Exercise instructions: Drop the images; return everything else in the listing below exactly.

Given material:
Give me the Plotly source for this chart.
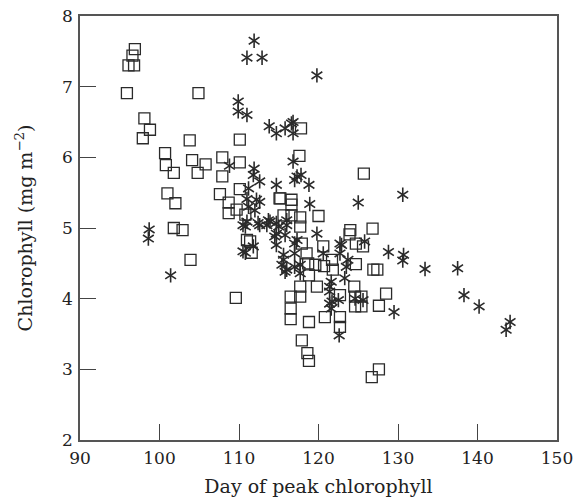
import plotly.graph_objects as go

# Open squares (day of peak, chlorophyll)
sq_day = [96.9, 96.6, 96.1, 96.8, 95.9, 104.9, 98.1, 98.8, 97.9, 103.8, 110.1, 100.7, 100.8, 101.8,
          104.1, 105.8, 104.8, 107.9, 110.1, 107.9, 101.0, 102.0, 107.6, 108.7, 108.7, 110.1, 109.7,
          110.8, 101.8, 102.9, 111.4, 115.1, 103.9, 109.6, 111.6,
          117.8, 117.6, 125.7, 115.2, 116.6, 116.6, 120.0, 115.6, 116.6, 117.7, 126.8, 123.9, 124.7,
          120.6, 127.4, 126.9, 128.5, 127.6, 124.6, 125.4, 124.6, 125.4, 124.5, 122.7, 122.7, 122.7,
          120.8, 118.8, 117.9, 118.6, 118.8, 127.6, 126.7, 116.5, 117.7, 116.5, 116.5, 117.7, 119.8,
          118.8, 119.6, 120.7, 121.8, 124.7, 118.5, 118.7, 117.9, 117.7, 111.0, 125.6, 121.7, 124.0]
sq_chl = [7.53, 7.44, 7.30, 7.30, 6.91, 6.91, 6.55, 6.39, 6.27, 6.24, 6.25, 6.06, 5.89, 5.78,
          5.96, 5.90, 5.78, 6.00, 5.93, 5.73, 5.49, 5.35, 5.48, 5.36, 5.21, 5.55, 5.26,
          5.19, 5.00, 4.97, 4.81, 5.42, 4.55, 4.01, 4.65,
          6.41, 6.02, 5.77, 5.42, 5.40, 5.33, 5.17, 5.18, 5.18, 5.15, 4.99, 4.91, 4.78,
          4.74, 4.41, 4.41, 4.07, 3.90, 4.03, 4.03, 3.89, 3.89, 4.17, 4.05, 3.74, 3.60,
          3.74, 3.67, 3.41, 3.23, 3.12, 3.00, 2.89, 4.03, 4.03, 3.86, 3.71, 4.17, 4.17,
          4.33, 4.48, 4.46, 4.41, 4.49, 4.64, 4.50, 4.78, 5.02, 4.83, 4.74, 4.55, 4.97]

# Asterisks (day of peak, chlorophyll)
ast_day = [111.9, 111.0, 112.9, 109.9, 109.9, 111.0, 113.8, 114.7, 98.7, 98.6, 108.8, 111.9, 111.8,
           112.6, 114.7, 111.2, 111.0, 112.6, 112.0, 110.8, 112.6, 113.9, 114.7, 111.8, 101.4, 110.8,
           119.8, 115.8, 116.8, 116.8, 116.8, 117.0, 117.8, 118.8, 130.6, 125.0, 118.9, 119.8, 125.8,
           122.7, 128.8, 130.7, 130.6, 133.4, 137.5, 138.3, 140.2, 144.1, 143.6, 129.5, 124.6, 125.6,
           121.6, 121.4, 122.6, 115.6, 115.8, 117.0, 117.7, 114.7, 117.0, 121.4, 121.6, 123.3, 123.5,
           123.7, 122.9, 120.6, 116.6, 117.3, 111.0, 112.4, 113.7, 114.7, 116.0, 110.5, 113.5, 115.0,
           116.0, 114.5, 115.8, 117.3, 117.0, 115.6, 115.4, 116.0, 117.7, 110.5, 122.7, 121.4, 121.7,
           122.5, 112.2, 111.2]
ast_chl = [7.65, 7.41, 7.41, 6.79, 6.65, 6.60, 6.44, 6.34, 4.98, 4.85, 5.88, 5.84, 5.75,
           5.66, 5.61, 5.56, 5.41, 5.37, 5.25, 5.02, 5.04, 5.09, 4.92, 4.74, 4.33, 4.65,
           7.16, 6.41, 6.50, 6.34, 5.94, 5.68, 5.75, 5.61, 5.47, 5.36, 5.34, 4.92, 4.81,
           4.78, 4.66, 4.62, 4.54, 4.42, 4.43, 4.05, 3.89, 3.67, 3.56, 3.81, 4.00, 3.98,
           3.86, 3.93, 3.48, 4.55, 4.38, 4.45, 4.48, 4.76, 4.78, 4.17, 4.24, 4.29, 4.45,
           4.55, 4.76, 4.64, 6.48, 5.73, 5.09, 5.07, 5.11, 5.07, 5.11, 5.04, 5.04, 5.02,
           5.04, 4.88, 4.90, 4.83, 4.64, 4.62, 4.48, 4.41, 4.36, 4.67, 4.64, 4.10, 3.96,
           3.98, 5.40, 5.30]

x_ticks = [90, 100, 110, 120, 130, 140, 150]
y_ticks = [2, 3, 4, 5, 6, 7, 8]

ink = "#2a2a2a"
fig = go.Figure()

fig.add_trace(go.Scatter(
    x=sq_day, y=sq_chl, mode="markers",
    marker=dict(symbol="square-open", size=11, color=ink, line=dict(width=1.3, color=ink)),
))
# six-armed asterisk = y-up + y-down on the same points
for sym in ["y-up-open", "y-down-open"]:
    fig.add_trace(go.Scatter(
        x=ast_day, y=ast_chl, mode="markers",
        marker=dict(symbol=sym, size=9, color=ink, line=dict(width=1.6, color=ink)),
    ))

axis_style = dict(
    showgrid=False, zeroline=False, showline=True, mirror=True, automargin=False,
    linecolor="#555555", linewidth=1.5,
    ticks="inside", ticklen=16, tickwidth=1.2, tickcolor="#444444",
    ticklabeloverflow="allow",
    tickfont=dict(family="DejaVu Serif", size=17, color="#222222"),
)

fig.update_layout(
    width=576, height=503,
    margin=dict(l=80, r=19, t=16, b=63),
    paper_bgcolor="white", plot_bgcolor="white",
    showlegend=False,
    font=dict(family="DejaVu Serif", size=16, color="#222222"),
    xaxis=dict(range=[90, 150], tickvals=x_ticks, ticklabelstandoff=2,
               title=dict(text="Day of peak chlorophyll", standoff=13), **axis_style),
    yaxis=dict(range=[2, 8], tickvals=y_ticks, ticklabelstandoff=2,
               title=dict(text="Chlorophyll (mg m<sup>−2</sup>)", standoff=24), **axis_style),
)

# drop the default 8px body margin so the figure sits at the window corner
fig.write_html("out.html", config={"displayModeBar": False},
               post_script="document.body.style.margin = '0';")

The response:
Give me the Plotly source for this chart.
import plotly.graph_objects as go

# Open squares (day of peak, chlorophyll)
sq_day = [96.9, 96.6, 96.1, 96.8, 95.9, 104.9, 98.1, 98.8, 97.9, 103.8, 110.1, 100.7, 100.8, 101.8,
          104.1, 105.8, 104.8, 107.9, 110.1, 107.9, 101.0, 102.0, 107.6, 108.7, 108.7, 110.1, 109.7,
          110.8, 101.8, 102.9, 111.4, 115.1, 103.9, 109.6, 111.6,
          117.8, 117.6, 125.7, 115.2, 116.6, 116.6, 120.0, 115.6, 116.6, 117.7, 126.8, 123.9, 124.7,
          120.6, 127.4, 126.9, 128.5, 127.6, 124.6, 125.4, 124.6, 125.4, 124.5, 122.7, 122.7, 122.7,
          120.8, 118.8, 117.9, 118.6, 118.8, 127.6, 126.7, 116.5, 117.7, 116.5, 116.5, 117.7, 119.8,
          118.8, 119.6, 120.7, 121.8, 124.7, 118.5, 118.7, 117.9, 117.7, 111.0, 125.6, 121.7, 124.0]
sq_chl = [7.53, 7.44, 7.30, 7.30, 6.91, 6.91, 6.55, 6.39, 6.27, 6.24, 6.25, 6.06, 5.89, 5.78,
          5.96, 5.90, 5.78, 6.00, 5.93, 5.73, 5.49, 5.35, 5.48, 5.36, 5.21, 5.55, 5.26,
          5.19, 5.00, 4.97, 4.81, 5.42, 4.55, 4.01, 4.65,
          6.41, 6.02, 5.77, 5.42, 5.40, 5.33, 5.17, 5.18, 5.18, 5.15, 4.99, 4.91, 4.78,
          4.74, 4.41, 4.41, 4.07, 3.90, 4.03, 4.03, 3.89, 3.89, 4.17, 4.05, 3.74, 3.60,
          3.74, 3.67, 3.41, 3.23, 3.12, 3.00, 2.89, 4.03, 4.03, 3.86, 3.71, 4.17, 4.17,
          4.33, 4.48, 4.46, 4.41, 4.49, 4.64, 4.50, 4.78, 5.02, 4.83, 4.74, 4.55, 4.97]

# Asterisks (day of peak, chlorophyll)
ast_day = [111.9, 111.0, 112.9, 109.9, 109.9, 111.0, 113.8, 114.7, 98.7, 98.6, 108.8, 111.9, 111.8,
           112.6, 114.7, 111.2, 111.0, 112.6, 112.0, 110.8, 112.6, 113.9, 114.7, 111.8, 101.4, 110.8,
           119.8, 115.8, 116.8, 116.8, 116.8, 117.0, 117.8, 118.8, 130.6, 125.0, 118.9, 119.8, 125.8,
           122.7, 128.8, 130.7, 130.6, 133.4, 137.5, 138.3, 140.2, 144.1, 143.6, 129.5, 124.6, 125.6,
           121.6, 121.4, 122.6, 115.6, 115.8, 117.0, 117.7, 114.7, 117.0, 121.4, 121.6, 123.3, 123.5,
           123.7, 122.9, 120.6, 116.6, 117.3, 111.0, 112.4, 113.7, 114.7, 116.0, 110.5, 113.5, 115.0,
           116.0, 114.5, 115.8, 117.3, 117.0, 115.6, 115.4, 116.0, 117.7, 110.5, 122.7, 121.4, 121.7,
           122.5, 112.2, 111.2]
ast_chl = [7.65, 7.41, 7.41, 6.79, 6.65, 6.60, 6.44, 6.34, 4.98, 4.85, 5.88, 5.84, 5.75,
           5.66, 5.61, 5.56, 5.41, 5.37, 5.25, 5.02, 5.04, 5.09, 4.92, 4.74, 4.33, 4.65,
           7.16, 6.41, 6.50, 6.34, 5.94, 5.68, 5.75, 5.61, 5.47, 5.36, 5.34, 4.92, 4.81,
           4.78, 4.66, 4.62, 4.54, 4.42, 4.43, 4.05, 3.89, 3.67, 3.56, 3.81, 4.00, 3.98,
           3.86, 3.93, 3.48, 4.55, 4.38, 4.45, 4.48, 4.76, 4.78, 4.17, 4.24, 4.29, 4.45,
           4.55, 4.76, 4.64, 6.48, 5.73, 5.09, 5.07, 5.11, 5.07, 5.11, 5.04, 5.04, 5.02,
           5.04, 4.88, 4.90, 4.83, 4.64, 4.62, 4.48, 4.41, 4.36, 4.67, 4.64, 4.10, 3.96,
           3.98, 5.40, 5.30]

x_ticks = [90, 100, 110, 120, 130, 140, 150]
y_ticks = [2, 3, 4, 5, 6, 7, 8]

ink = "#2a2a2a"
fig = go.Figure()

fig.add_trace(go.Scatter(
    x=sq_day, y=sq_chl, mode="markers",
    marker=dict(symbol="square-open", size=11, color=ink, line=dict(width=1.3, color=ink)),
))
# six-armed asterisk = y-up + y-down on the same points
for sym in ["y-up-open", "y-down-open"]:
    fig.add_trace(go.Scatter(
        x=ast_day, y=ast_chl, mode="markers",
        marker=dict(symbol=sym, size=9, color=ink, line=dict(width=1.6, color=ink)),
    ))

axis_style = dict(
    showgrid=False, zeroline=False, showline=True, mirror=True, automargin=False,
    linecolor="#555555", linewidth=1.5,
    ticks="inside", ticklen=16, tickwidth=1.2, tickcolor="#444444",
    ticklabeloverflow="allow",
    tickfont=dict(family="DejaVu Serif", size=17, color="#222222"),
)

fig.update_layout(
    width=576, height=503,
    margin=dict(l=80, r=19, t=16, b=63),
    paper_bgcolor="white", plot_bgcolor="white",
    showlegend=False,
    font=dict(family="DejaVu Serif", size=16, color="#222222"),
    xaxis=dict(range=[90, 150], tickvals=x_ticks, ticklabelstandoff=2,
               title=dict(text="Day of peak chlorophyll", standoff=13), **axis_style),
    yaxis=dict(range=[2, 8], tickvals=y_ticks, ticklabelstandoff=2,
               title=dict(text="Chlorophyll (mg m<sup>−2</sup>)", standoff=24), **axis_style),
)

# drop the default 8px body margin so the figure sits at the window corner
fig.write_html("out.html", config={"displayModeBar": False},
               post_script="document.body.style.margin = '0';")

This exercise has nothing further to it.